Directions for this task :: With the images removed, repeat the data below exactly.

== Given data

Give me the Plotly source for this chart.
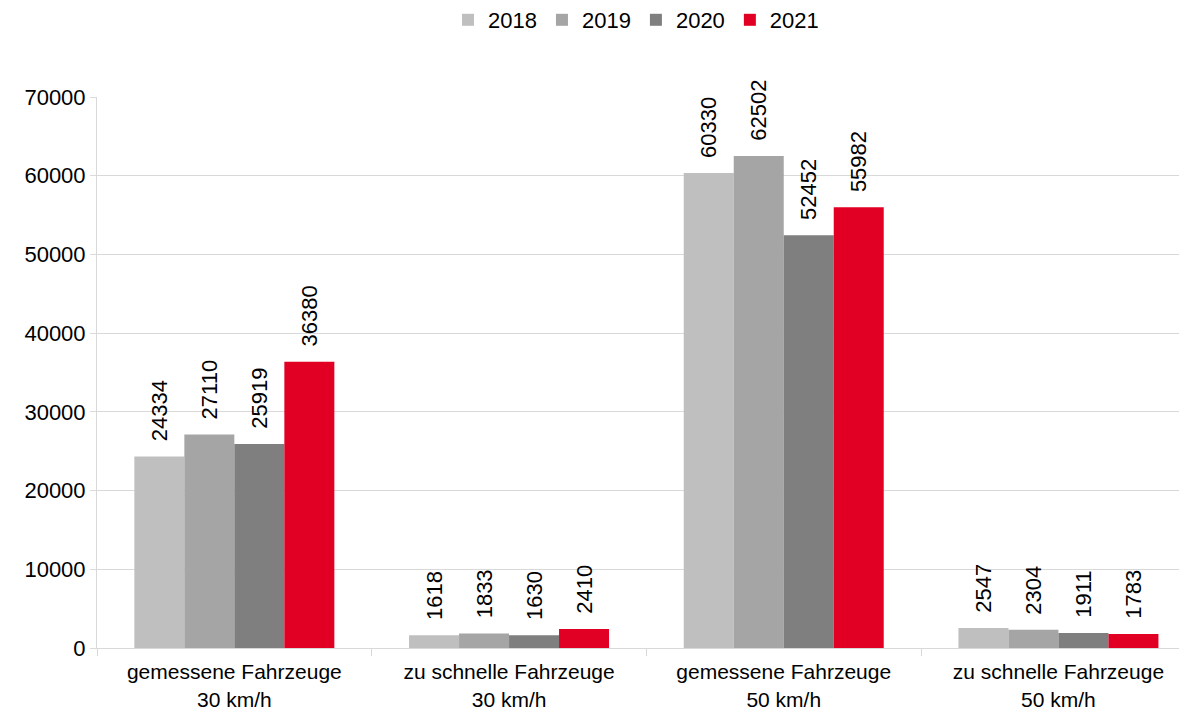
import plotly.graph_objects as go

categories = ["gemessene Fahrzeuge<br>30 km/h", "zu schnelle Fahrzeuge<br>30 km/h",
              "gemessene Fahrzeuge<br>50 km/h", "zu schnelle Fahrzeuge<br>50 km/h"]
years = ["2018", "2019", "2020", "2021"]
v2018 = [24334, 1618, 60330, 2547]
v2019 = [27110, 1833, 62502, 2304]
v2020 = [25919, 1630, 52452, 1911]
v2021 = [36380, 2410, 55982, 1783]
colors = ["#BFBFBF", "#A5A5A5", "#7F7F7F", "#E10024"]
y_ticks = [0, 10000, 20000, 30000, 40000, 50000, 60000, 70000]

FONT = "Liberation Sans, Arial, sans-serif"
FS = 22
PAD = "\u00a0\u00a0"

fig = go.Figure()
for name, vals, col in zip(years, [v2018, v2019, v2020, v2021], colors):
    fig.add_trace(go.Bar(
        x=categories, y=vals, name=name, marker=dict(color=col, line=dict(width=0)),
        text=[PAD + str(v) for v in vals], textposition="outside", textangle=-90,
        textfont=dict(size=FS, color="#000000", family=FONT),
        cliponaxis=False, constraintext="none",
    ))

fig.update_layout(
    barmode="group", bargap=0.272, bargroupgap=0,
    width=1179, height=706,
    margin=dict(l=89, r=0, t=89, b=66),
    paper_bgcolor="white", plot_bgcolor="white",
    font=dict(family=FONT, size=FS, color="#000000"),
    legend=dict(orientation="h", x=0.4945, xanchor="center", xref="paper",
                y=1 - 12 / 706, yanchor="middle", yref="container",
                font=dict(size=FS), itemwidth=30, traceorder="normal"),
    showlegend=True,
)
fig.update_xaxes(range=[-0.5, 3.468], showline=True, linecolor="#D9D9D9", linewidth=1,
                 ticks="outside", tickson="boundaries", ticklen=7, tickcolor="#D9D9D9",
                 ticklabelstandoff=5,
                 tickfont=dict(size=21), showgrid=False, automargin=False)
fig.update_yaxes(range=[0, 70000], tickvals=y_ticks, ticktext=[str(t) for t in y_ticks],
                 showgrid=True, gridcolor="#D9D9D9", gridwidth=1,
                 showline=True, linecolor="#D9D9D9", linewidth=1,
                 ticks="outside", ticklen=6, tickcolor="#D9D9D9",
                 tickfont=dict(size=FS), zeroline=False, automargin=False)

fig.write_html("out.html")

====

Problem solution ::
Give me the Plotly source for this chart.
import plotly.graph_objects as go

categories = ["gemessene Fahrzeuge<br>30 km/h", "zu schnelle Fahrzeuge<br>30 km/h",
              "gemessene Fahrzeuge<br>50 km/h", "zu schnelle Fahrzeuge<br>50 km/h"]
years = ["2018", "2019", "2020", "2021"]
v2018 = [24334, 1618, 60330, 2547]
v2019 = [27110, 1833, 62502, 2304]
v2020 = [25919, 1630, 52452, 1911]
v2021 = [36380, 2410, 55982, 1783]
colors = ["#BFBFBF", "#A5A5A5", "#7F7F7F", "#E10024"]
y_ticks = [0, 10000, 20000, 30000, 40000, 50000, 60000, 70000]

FONT = "Liberation Sans, Arial, sans-serif"
FS = 22
PAD = "\u00a0\u00a0"

fig = go.Figure()
for name, vals, col in zip(years, [v2018, v2019, v2020, v2021], colors):
    fig.add_trace(go.Bar(
        x=categories, y=vals, name=name, marker=dict(color=col, line=dict(width=0)),
        text=[PAD + str(v) for v in vals], textposition="outside", textangle=-90,
        textfont=dict(size=FS, color="#000000", family=FONT),
        cliponaxis=False, constraintext="none",
    ))

fig.update_layout(
    barmode="group", bargap=0.272, bargroupgap=0,
    width=1179, height=706,
    margin=dict(l=89, r=0, t=89, b=66),
    paper_bgcolor="white", plot_bgcolor="white",
    font=dict(family=FONT, size=FS, color="#000000"),
    legend=dict(orientation="h", x=0.4945, xanchor="center", xref="paper",
                y=1 - 12 / 706, yanchor="middle", yref="container",
                font=dict(size=FS), itemwidth=30, traceorder="normal"),
    showlegend=True,
)
fig.update_xaxes(range=[-0.5, 3.468], showline=True, linecolor="#D9D9D9", linewidth=1,
                 ticks="outside", tickson="boundaries", ticklen=7, tickcolor="#D9D9D9",
                 ticklabelstandoff=5,
                 tickfont=dict(size=21), showgrid=False, automargin=False)
fig.update_yaxes(range=[0, 70000], tickvals=y_ticks, ticktext=[str(t) for t in y_ticks],
                 showgrid=True, gridcolor="#D9D9D9", gridwidth=1,
                 showline=True, linecolor="#D9D9D9", linewidth=1,
                 ticks="outside", ticklen=6, tickcolor="#D9D9D9",
                 tickfont=dict(size=FS), zeroline=False, automargin=False)

fig.write_html("out.html")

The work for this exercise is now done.